UCOR has not updated the plan since assuming management of the facility in August 2011, though a revised document is expected by the end of September. In the interim, the existing plan does not accurately represent the status of some facilities and fails to include “severe event considerations,” among other issues, DOE said.
The report also notes that emergency drills have not been expanded to encompass additional crisis situations, hazards, and facilities. With UCOR not rotating “the basis for the annual site exercise between all of the facilities with emergency planning assessments … emergency response organization personnel do not practice responding to emergencies at all facilities that could have hazardous material releases with significant consequences.”
Finally, it is not always clear in UCOR or DOE assessments that staffers at ETTP are sufficiently carrying out actions mandated during UCOR updates to its emergency planning at the site, the report says.
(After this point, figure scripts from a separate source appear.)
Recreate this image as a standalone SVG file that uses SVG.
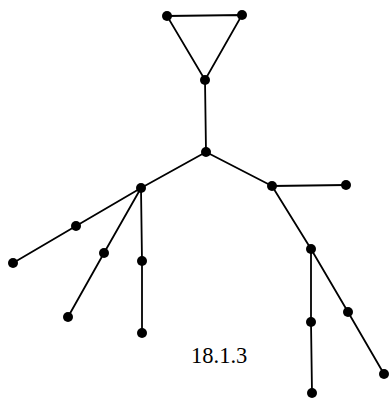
<svg xmlns="http://www.w3.org/2000/svg" width="391" height="399" viewBox="0 0 391 399">
<style>
.e{stroke:#000;stroke-width:1.8;fill:none;stroke-linecap:round}
.n{fill:#000}
.t{font-family:"Liberation Serif",serif;font-size:22.5px;fill:#000}
</style>
<rect width="391" height="399" fill="#fff"/>
<g id="edges">
<path class="e" d="M167,16 L242,15 L205,80 Z"/>
<path class="e" d="M205,80 L206,152"/>
<path class="e" d="M206,152 L141,188"/>
<path class="e" d="M206,152 L272,186"/>
<path class="e" d="M272,186 L346,185"/>
<path class="e" d="M141,188 L76,226 L13,263"/>
<path class="e" d="M141,188 L104,253 L68,317"/>
<path class="e" d="M141,188 L142,261 L142,333"/>
<path class="e" d="M272,186 L311,249"/>
<path class="e" d="M311,249 L311,322 L312,393"/>
<path class="e" d="M311,249 L348,312 L384,374"/>
</g>
<g id="n1"><circle class="n" cx="167" cy="16" r="5"/></g>
<g id="n2"><circle class="n" cx="242" cy="15" r="5"/></g>
<g id="n3"><circle class="n" cx="205" cy="80" r="5"/></g>
<g id="n4"><circle class="n" cx="206" cy="152" r="5"/></g>
<g id="n5"><circle class="n" cx="141" cy="188" r="5"/></g>
<g id="n6"><circle class="n" cx="272" cy="186" r="5"/></g>
<g id="n7"><circle class="n" cx="346" cy="185" r="5"/></g>
<g id="n8"><circle class="n" cx="76" cy="226" r="5"/></g>
<g id="n9"><circle class="n" cx="13" cy="263" r="5"/></g>
<g id="n10"><circle class="n" cx="104" cy="253" r="5"/></g>
<g id="n11"><circle class="n" cx="68" cy="317" r="5"/></g>
<g id="n12"><circle class="n" cx="142" cy="261" r="5"/></g>
<g id="n13"><circle class="n" cx="142" cy="333" r="5"/></g>
<g id="n14"><circle class="n" cx="311" cy="249" r="5"/></g>
<g id="n15"><circle class="n" cx="311" cy="322" r="5"/></g>
<g id="n16"><circle class="n" cx="312" cy="393" r="5"/></g>
<g id="n17"><circle class="n" cx="348" cy="312" r="5"/></g>
<g id="n18"><circle class="n" cx="384" cy="374" r="5"/></g>
<text class="t" x="191" y="363">18.1.3</text>
</svg>
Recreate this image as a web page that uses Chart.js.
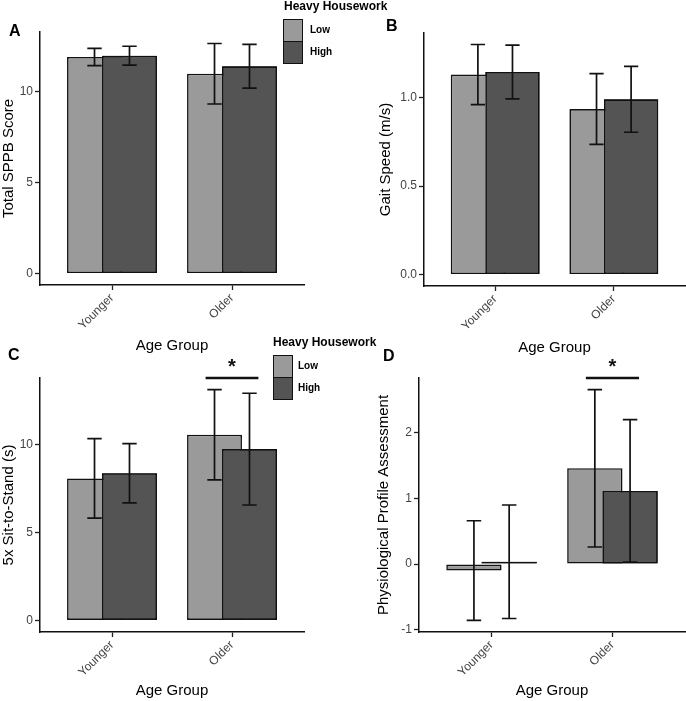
<!DOCTYPE html>
<html>
<head>
<meta charset="utf-8">
<script src="https://cdn.jsdelivr.net/npm/chart.js@4.4.1/dist/chart.umd.min.js"></script>
<style>
  body { margin: 0; background: #fff; font-family: "Liberation Sans", Arial, sans-serif; }
  #wrap { position: relative; width: 686px; height: 701px; overflow: hidden; }
  canvas { position: absolute; }
  .tag { position: absolute; font-weight: bold; font-size: 16px; line-height: 16px; }
  .legTitle { position: absolute; font-weight: bold; font-size: 12px; line-height: 12px; white-space: nowrap; }
  .legKey { position: absolute; box-sizing: border-box; border: 1.5px solid #111; }
  .legLbl { position: absolute; font-weight: bold; font-size: 10px; line-height: 10px; }
</style>
</head>
<body>
<div id="wrap">
  <canvas id="pA" width="343" height="358" style="left:0;top:0"></canvas>
  <canvas id="pB" width="343" height="358" style="left:343px;top:0"></canvas>
  <canvas id="pC" width="343" height="343" style="left:0;top:358px"></canvas>
  <canvas id="pD" width="343" height="343" style="left:343px;top:358px"></canvas>
  <div class="tag" style="left:9px;top:23px">A</div>
  <div class="tag" style="left:386px;top:18px">B</div>
  <div class="tag" style="left:8px;top:347px">C</div>
  <div class="tag" style="left:383px;top:348px">D</div>
</div>
<script>
// data
const categories = ['Younger', 'Older'];
const groups = ['Low', 'High'];
const groupColors = ['#9a9a9a', '#545454'];

// A: Total SPPB score
const sppbLow = [11.88, 10.96];
const sppbLowSd = [0.47, 1.66];
const sppbHigh = [11.95, 11.37];
const sppbHighSd = [0.52, 1.2];
const sppbTicks = [0, 5, 10];

// B: gait speed
const gaitLow = [1.13, 0.935];
const gaitLowSd = [0.17, 0.2];
const gaitHigh = [1.145, 0.99];
const gaitHighSd = [0.152, 0.186];
const gaitTicks = [0, 0.5, 1.0];

// C: 5x sit-to-stand
const stsLow = [8.06, 10.54];
const stsLowSd = [2.25, 2.56];
const stsHigh = [8.35, 9.72];
const stsHighSd = [1.68, 3.17];
const stsTicks = [0, 5, 10];

// D: physiological profile assessment
const ppaLow = [-0.1, 1.46];
const ppaLowSd = [0.76, 1.2];
const ppaHigh = [0.035, 1.115];
const ppaHighSd = [0.865, 1.085];
const ppaTicks = [-1, 0, 1, 2];

Chart.defaults.font.family = '"Liberation Sans", Arial, sans-serif';

// error bars + significance marker
const errorBars = {
  id: 'errorBars',
  afterDatasetsDraw(chart, args, opts) {
    const ctx = chart.ctx;
    const x = chart.scales.x, y = chart.scales.y;
    // chart.js paints the first dataset last; put "High" back on top like ggplot's dodge
    chart.getDatasetMeta(1).controller.draw();
    const half = x.getPixelForValue(1 + opts.whisker) - x.getPixelForValue(1);
    ctx.save();
    ctx.strokeStyle = '#111';
    ctx.lineWidth = 1.7;
    chart.data.datasets.forEach((ds, di) => {
      chart.getDatasetMeta(di).data.forEach((bar, i) => {
        const m = ds.data[i].y, s = ds.sd[i];
        const top = y.getPixelForValue(m + s), bot = y.getPixelForValue(m - s);
        ctx.beginPath();
        ctx.moveTo(bar.x, top); ctx.lineTo(bar.x, bot);
        ctx.moveTo(bar.x - half, top); ctx.lineTo(bar.x + half, top);
        ctx.moveTo(bar.x - half, bot); ctx.lineTo(bar.x + half, bot);
        ctx.stroke();
      });
    });
    if (opts.sig) {
      const yy = chart.chartArea.top;
      ctx.lineWidth = 2.4;
      ctx.beginPath();
      ctx.moveTo(x.getPixelForValue(opts.sig - 0.22), yy);
      ctx.lineTo(x.getPixelForValue(opts.sig + 0.22), yy);
      ctx.stroke();
      ctx.fillStyle = '#111';
      ctx.font = 'bold 20px "Liberation Sans", Arial, sans-serif';
      ctx.textAlign = 'center';
      ctx.textBaseline = 'alphabetic';
      ctx.fillText('*', x.getPixelForValue(opts.sig), yy - 5);
    }
    ctx.restore();
  }
};

function panel(id, low, lowSd, high, highSd, ticks, fmt, yTitle, geo, sig) {
  // ggplot-like 5% expansion of the data range
  let lo = 0, hi = 0;
  [[low, lowSd], [high, highSd]].forEach(([m, s]) => {
    m.forEach((v, i) => { lo = Math.min(lo, v - s[i]); hi = Math.max(hi, v + s[i]); });
  });
  const pad = (hi - lo) * 0.05;
  const canvas = document.getElementById(id);
  const W = canvas.width, H = canvas.height;

  new Chart(canvas, {
    type: 'bar',
    data: {
      datasets: [
        { label: groups[0], data: categories.map((c, i) => ({ x: i + 1, y: low[i] })), sd: lowSd,
          backgroundColor: groupColors[0], borderColor: '#111', borderWidth: 1.6, borderSkipped: false },
        { label: groups[1], data: categories.map((c, i) => ({ x: i + 1, y: high[i] })), sd: highSd,
          backgroundColor: groupColors[1], borderColor: '#111', borderWidth: 1.6, borderSkipped: false }
      ]
    },
    options: {
      responsive: false,
      animation: false,
      categoryPercentage: 0.583,
      barPercentage: 1.57,
      layout: { padding: { left: 0, top: geo.top, right: W - geo.right, bottom: 0 } },
      plugins: {
        legend: { display: false },
        tooltip: { enabled: false },
        errorBars: { whisker: 0.06, sig: sig }
      },
      scales: {
        x: {
          type: 'linear', min: 0.4, max: 2.6, offset: false,
          afterFit: s => { s.height = H - geo.bottom; },
          afterBuildTicks: s => { s.ticks = categories.map((c, i) => ({ value: i + 1 })); },
          ticks: { color: '#444', font: { size: 12 }, minRotation: 45, maxRotation: 45, padding: 1,
                   callback: v => categories[v - 1] },
          grid: { offset: false, drawOnChartArea: false, tickLength: 5, tickColor: '#222', tickWidth: 1.3 },
          border: { display: true, color: '#111', width: 1.5 },
          title: { display: true, text: 'Age Group', color: '#000', font: { size: 15 },
                   padding: { top: 0, bottom: geo.xPad } }
        },
        y: {
          min: lo - pad, max: hi + pad,
          afterFit: s => { s.width = geo.left; },
          afterBuildTicks: s => { s.ticks = ticks.map(v => ({ value: v })); },
          ticks: { color: '#444', font: { size: 12 }, padding: 2, callback: v => fmt(v) },
          grid: { drawOnChartArea: false, tickLength: 5, tickColor: '#222', tickWidth: 1.3 },
          border: { display: true, color: '#111', width: 1.5 },
          title: { display: true, text: yTitle, color: '#000', font: { size: 15 },
                   padding: { top: geo.yPad, bottom: 0 } }
        }
      }
    },
    plugins: [errorBars]
  });
}

panel('pA', sppbLow, sppbLowSd, sppbHigh, sppbHighSd, sppbTicks, v => String(v), 'Total SPPB Score',
  { left: 40, right: 304, top: 32, bottom: 285, xPad: 3, yPad: 0 }, null);
panel('pB', gaitLow, gaitLowSd, gaitHigh, gaitHighSd, gaitTicks, v => v.toFixed(1), 'Gait Speed (m/s)',
  { left: 81, right: 342, top: 33, bottom: 286, xPad: 1, yPad: 34 }, null);
panel('pC', stsLow, stsLowSd, stsHigh, stsHighSd, stsTicks, v => String(v), '5x Sit-to-Stand (s)',
  { left: 40, right: 304, top: 20, bottom: 274, xPad: 1, yPad: 0 }, 2);
panel('pD', ppaLow, ppaLowSd, ppaHigh, ppaHighSd, ppaTicks, v => String(v), 'Physiological Profile Assessment',
  { left: 76, right: 342, top: 20, bottom: 274, xPad: 1, yPad: 32 }, 2);

// legends
function legend(left, top, keyLeft, keyTop, lblLeft) {
  const wrap = document.getElementById('wrap');
  const t = document.createElement('div');
  t.className = 'legTitle';
  t.style.left = left + 'px'; t.style.top = top + 'px';
  t.textContent = 'Heavy Housework';
  wrap.appendChild(t);
  groups.forEach((g, i) => {
    const k = document.createElement('div');
    k.className = 'legKey';
    k.style.left = keyLeft + 'px'; k.style.top = (keyTop + i * 22) + 'px';
    k.style.width = '20px'; k.style.height = '23px';
    k.style.background = groupColors[i];
    wrap.appendChild(k);
    const l = document.createElement('div');
    l.className = 'legLbl';
    l.style.left = lblLeft + 'px'; l.style.top = (keyTop + 6 + i * 22) + 'px';
    l.textContent = g;
    wrap.appendChild(l);
  });
}
legend(284, 0, 283, 19, 310);
legend(273, 336, 273, 355, 298);
</script>
</body>
</html>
In some cases, measures intended to address problems cited in those assessments either failed to do so or would not ensure the problems did not occur again.
UCOR spokeswoman Anne Smith said by email Thursday that the contractor has “taken aggressive steps to review and strengthen its emergency response procedures, bringing our response capability to the highest standards required by our company and DOE. Many of the steps addressed issues identified in the latest DOE Emergency Management Evaluation report.”
The company this year updated the emergency plan covering all of ETTP to “reflect the current reconfiguration of the site, which includes the reindustrialization efforts,” she stated. “That emergency plan was approved by DOE in June.” UCOR and OREM that month also conducted a large emergency drill at the site, and facility-specific exercises are ongoing, Smith added.